46 U. S. C. § 183: “(a) The liability of the owner of any vessel, whether American or foreign ... for any loss, damage, or injury by collision, or for any act, matter, or thing, loss, damage, or forfeiture, done, occasioned, or incurred, without the privity or knowledge of such owner or owners, shall not, except in the cases provided for in subsection (b) of this section, exceed the amount or value of the interest of such owner in such vessel, and her freight then pending.”
§ 186: “The charterer of any vessel, in case he shall man, victual, and navigate such vessel at his own expense, or by his own procurement, shall be deemed the owner of .such vessel within the meaning of the provisions of this chapter relating to the limitation of the liability of the owners of vessels;
Prior to instituting this action, all five plaintiffs had filed in the limitation proceeding pleadings challenging the shipowner’s and charterer’s right to limit their liability and asserting claims for damages.
The Protection and Indemnity policy issued by the Home Insurance Company contained the following clauses. “It is agreed that if the Assured, as shipowners, shall have become liable to pay, and shall have in fact paid, any sum or sums in respect of any responsibility, claim, demand, damages and/or expenses, or shall become liable for and shall pay any other loss arising from or occasioned by any of the following matters or things . . . ." There follows the types of injury and loss for which the Company is liable. A subsequent proviso reads “Liability hereunder shall in no event exceed that which would be imposed on the Assured by law in the absence of Contract.”
Condition G of the policy issued by Maryland Casualty provides: “No action shall lie against the Company to recover upon any claim or for any loss under Paragraph I (b) foregoing unless brought after the amount of such claim or loss shall have been fixed and rendered certain either by final judgment against this Employer after trial of the issue or by agreement between the parties with the written consent of the Company, nor in any event unless brought within two years thereafter.”

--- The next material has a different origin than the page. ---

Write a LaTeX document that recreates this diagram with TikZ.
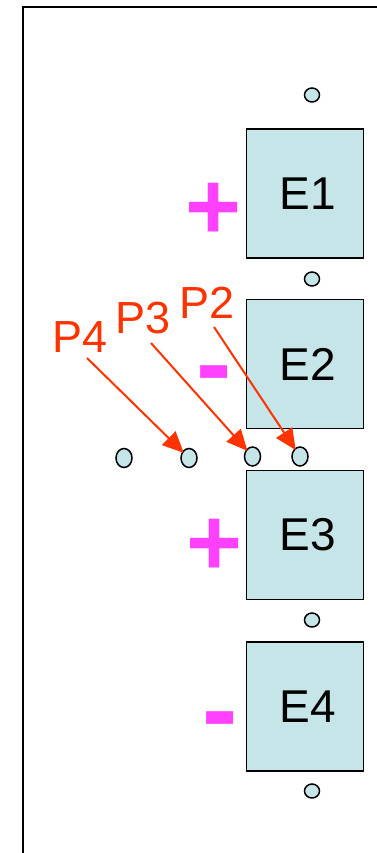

This Court has interpreted this as meaning the value after the accident. Norwich Co. v. Wright, 13 Wall. 104.
After the Morro Castle disaster, in which 135 lives were lost and the owners sought to limit their liability to $20,000, Congress changed the statute to provide that if the value of the vessel and freight pending is not enough to cover all claims, that portion of the total recovery applicable to personal injury or death claims shall be at least $60 per ton. 49 Stat. 960; 49 Stat. 1479. 46 U. S. C. § 183 (b)-(e). This provision is applicable, however, only to “seagoing vessels,” defined as excluding towboats which is the type of vessel involved here. 46 U. S. C. § 183 (f).
For example, in this case the representatives of a sixth victim may be relying on the limitation action to prove “privity or knowledge” and thus seek a judgment substantially in excess of the ship’s value. They will be penalized for relying on the federal legislation and the Rules if the direct actions drain away the insurance proceeds and the shipowner and charterer are unable to meet additional judgments.
That the cost and indeed the availability of insurance depends on limited liability was brought to the attention of Congress in the hearings on the 1936 amendments to the Limitation Act. See Hearings before House Committee on Merchant Marine and Fisheries on H. R. 9969, Part 4, 74th Cong., 2d Sess. 66-67, 129.
This is equally true whatever the vessel is valued at. Of course, we do not know now that the vessel will finally be valued at $25,000. The final valuation may be more or less. Certainly, on the record before us we cannot assume that the ship is valueless, and it may be that shipowner and charterer will need the full $180,000 face value of the policy to indemnify them for a judgment in the limitation action. The very reason that the present suit should not be allowed to proceed is that it is for the limitation proceeding to determine value.
The allegation of “privity” and “knowledge” is not an assumption on the basis of which this case could be disposed of. The shipowner’s and charterer’s right to limitation must be determined, as provided by the Act and Rules of this Court, in the limitation proceeding itself, not in the present suits to which they are not parties.